“What has happened to Black people when they, their families, or their communities went mad?”
There is a way in which all of Madness: Race and Insanity in a Jim Crow Asylum, is one answer, in a list of very long, complicated possible responses, to the question that Antonia Hylton poses in the introduction. Crownsville Hospital, formerly Maryland’s Hospital for the Negro Insane, represents an intersection of common, tragic responses to mentally ill people in the Black community. The story of this depraved institution is a shameful one, with many layers.
We can start with where Antonia Hylton begins, which is when Crownsville was first built in 1911 with 12 patients before the number of patients swelled, in 1940, to 1,611. Those days not far past Reconstruction found our country making up stories that originated in the pro-slavery propaganda of drapetomania, that there was something mentally wrong with Black people who ran, who wanted freedom, who did not know our place.
So Crownsville becomes a place where mentally ill Black folks are subjected to “industrial therapy” and the term “patient labor” — apparently popular around the world — becomes justification for making the beloved relatives of families who don’t even know how to begin to talk about mental health victims of their own diseases.
In later years, this exploitation takes the form of criminalizing those who are most virulent and out spoken on the topic Black power, because of course it would. But heartbreakingly, we can see the impact of an institution that reinforces the racist belief that all Black people are a little crazy, or at least crazy enough to throw behind the gates of an underfunded, cheaply run asylum — even when those admitted to Crownsville have been kinfolk of our pillars of American history.
I’m thinking of the story of William Murray, father to the Rev. Dr. Pauli Murray, activist, author, poet and lawyer, who is one of the first to die from injuries inflicted on him by staff at the hospital, but certainly would not be the last. By including the father of a legend in the uncovered stories she presents, Antonia illuminates that regardless of class or status in the community, each patient who went to Crownsville was subjected to whatever often fatal destiny awaited them, simply because they were unwell.

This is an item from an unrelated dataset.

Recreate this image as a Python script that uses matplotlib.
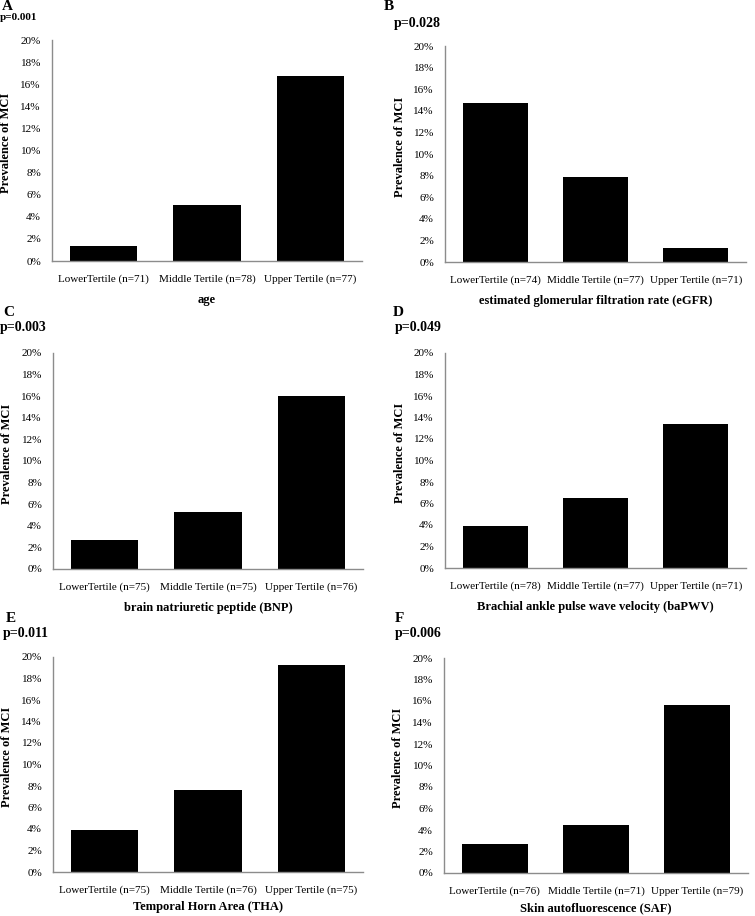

Those of us who have had mental illness touch our lives personally know well that the interaction Black folks have with institutions is forever warped by the racism that is a part of the architecture of every system and structure in America. Because mental illness is a chemical affliction, it is particularly susceptible to manipulation by others in service of their biases. I know this because I knew mental illness intimately as a child and young woman.
Antonia puts it this way:
“Without having the tools or the language to talk about it, I became aware of something early: our traumas and illnesses are frequently intertwined with American history and the peculiar reality of being Black. And at times, our traumas would be compounded and exacerbated by poor, discriminatory, or nonexistent treatment when we needed support the most.”
I was drawn to this book because bipolar and borderline personality disorder are part of my family line. I have been told that my grandmother on my mother’s side died in a mental institution when my mother was thirteen. Reading Madness, in all it’s brutal, tragic and finally, because of the work of Antonia Hylton, now-legible history, my heart broke again thinking of what my ancestors had to endure because of systems in this country that refused them the compassion and empathy every citizen deserves. It made me wonder what other atrocious histories have yet to be told because we refuse to look at their ugliness, and what their existence means about us.
Beautiful review. I just finished this book and have been sitting on it for awhile. It’s hard to put into words how impactful this book is.
I purchased this book when it came out but haven't read it yet. I know it will be a hard--but necessary--read. Your comment from the book about all Black people being a little crazy made me think of Drapetomania, a "mental illness" that made enslaved Blacks want to escape slavery. Unbelievable. Anyway, thank you for the thoughtful review.